TASK OBJECTIVE: Leave out any picture and return the remaining listing below exactly as given.

MATERIAL:

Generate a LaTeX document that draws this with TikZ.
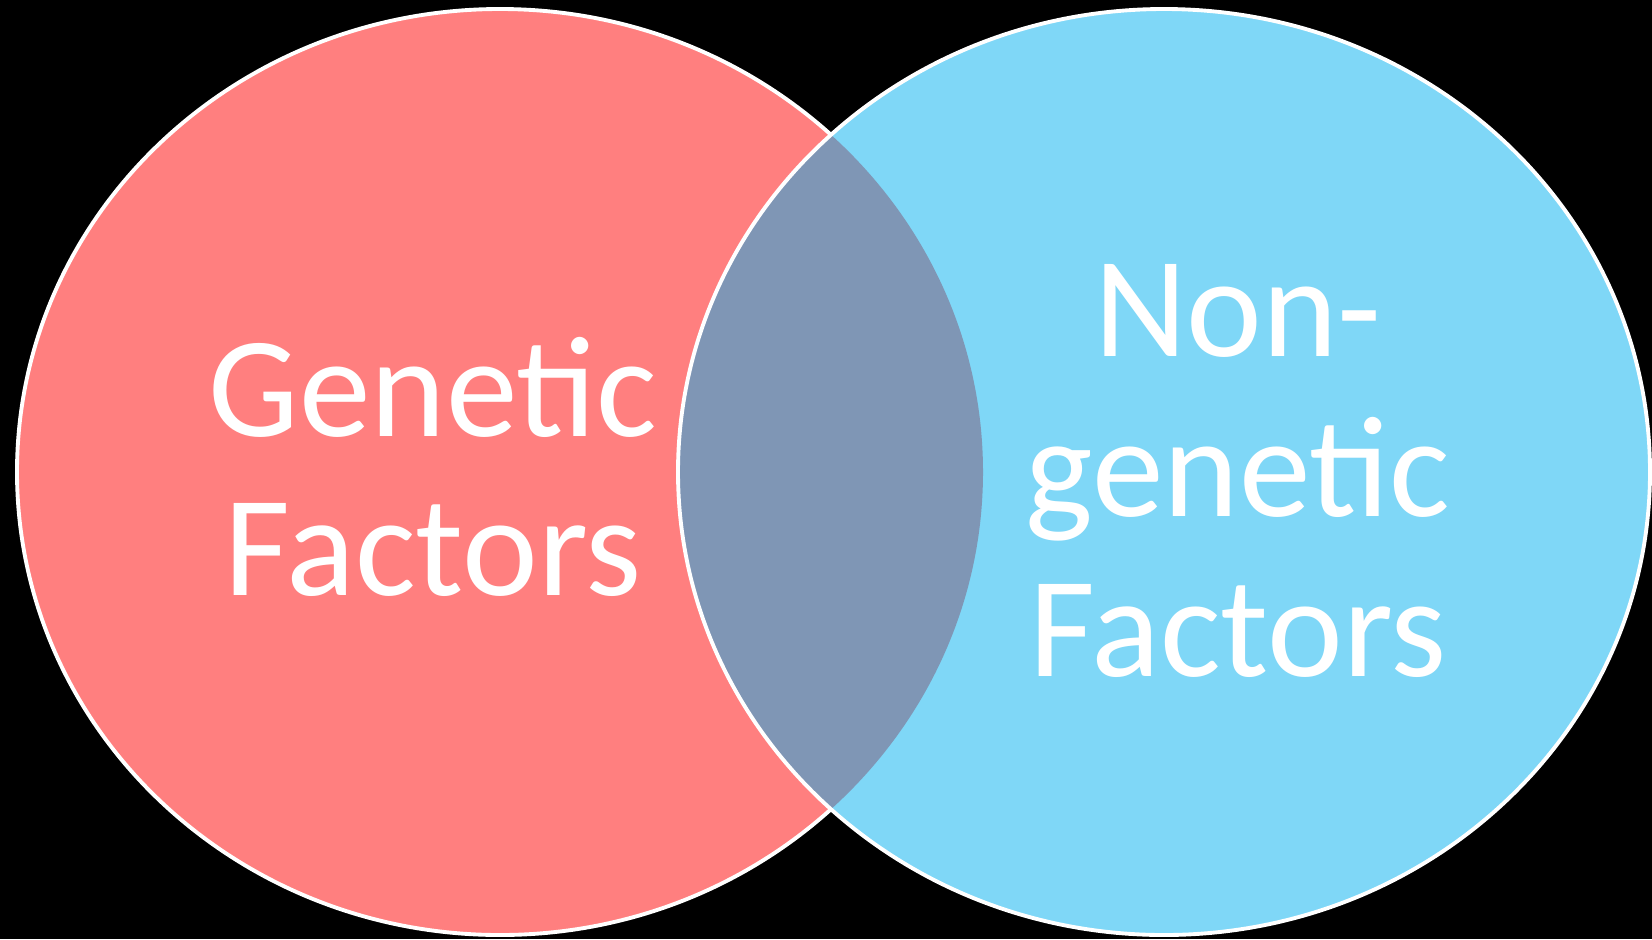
\documentclass[tikz,border=0pt]{standalone}
\usepackage{fontspec}
\setmainfont{Carlito}
\definecolor{redc}{HTML}{FF7F7F}
\definecolor{bluec}{HTML}{7FD7F7}
\definecolor{overc}{HTML}{7F96B5}
\begin{document}
\begin{tikzpicture}[x=0.01cm,y=-0.01cm,
  outline/.style={draw=white,line width=1.1pt},
  label/.style={text=white,align=center,inner sep=0pt,font=\fontsize{40.8}{45.4}\selectfont}]
\fill[black] (0,0) rectangle (1652,939);
\useasboundingbox (0,0) rectangle (1652,939);
% left ellipse
\path[fill=redc,outline] (500,472) ellipse [x radius=483, y radius=463];
% right ellipse fill
\fill[bluec] (1164,472) ellipse [x radius=486, y radius=463];
% overlap
\begin{scope}
  \clip (500,472) ellipse [x radius=483, y radius=463];
  \fill[overc] (1164,472) ellipse [x radius=486, y radius=463];
\end{scope}
\draw[outline] (1164,472) ellipse [x radius=486, y radius=463];
\node[label] (gen) at (433,467) {Genetic\\Factors};
\node[label] (nongen) at (1238,471) {Non-\\genetic\\Factors};
\end{tikzpicture}
\end{document}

OUTPUT OF THE TASK:
Generate a LaTeX document that draws this with TikZ.
\documentclass[tikz,border=0pt]{standalone}
\usepackage{fontspec}
\setmainfont{Carlito}
\definecolor{redc}{HTML}{FF7F7F}
\definecolor{bluec}{HTML}{7FD7F7}
\definecolor{overc}{HTML}{7F96B5}
\begin{document}
\begin{tikzpicture}[x=0.01cm,y=-0.01cm,
  outline/.style={draw=white,line width=1.1pt},
  label/.style={text=white,align=center,inner sep=0pt,font=\fontsize{40.8}{45.4}\selectfont}]
\fill[black] (0,0) rectangle (1652,939);
\useasboundingbox (0,0) rectangle (1652,939);
% left ellipse
\path[fill=redc,outline] (500,472) ellipse [x radius=483, y radius=463];
% right ellipse fill
\fill[bluec] (1164,472) ellipse [x radius=486, y radius=463];
% overlap
\begin{scope}
  \clip (500,472) ellipse [x radius=483, y radius=463];
  \fill[overc] (1164,472) ellipse [x radius=486, y radius=463];
\end{scope}
\draw[outline] (1164,472) ellipse [x radius=486, y radius=463];
\node[label] (gen) at (433,467) {Genetic\\Factors};
\node[label] (nongen) at (1238,471) {Non-\\genetic\\Factors};
\end{tikzpicture}
\end{document}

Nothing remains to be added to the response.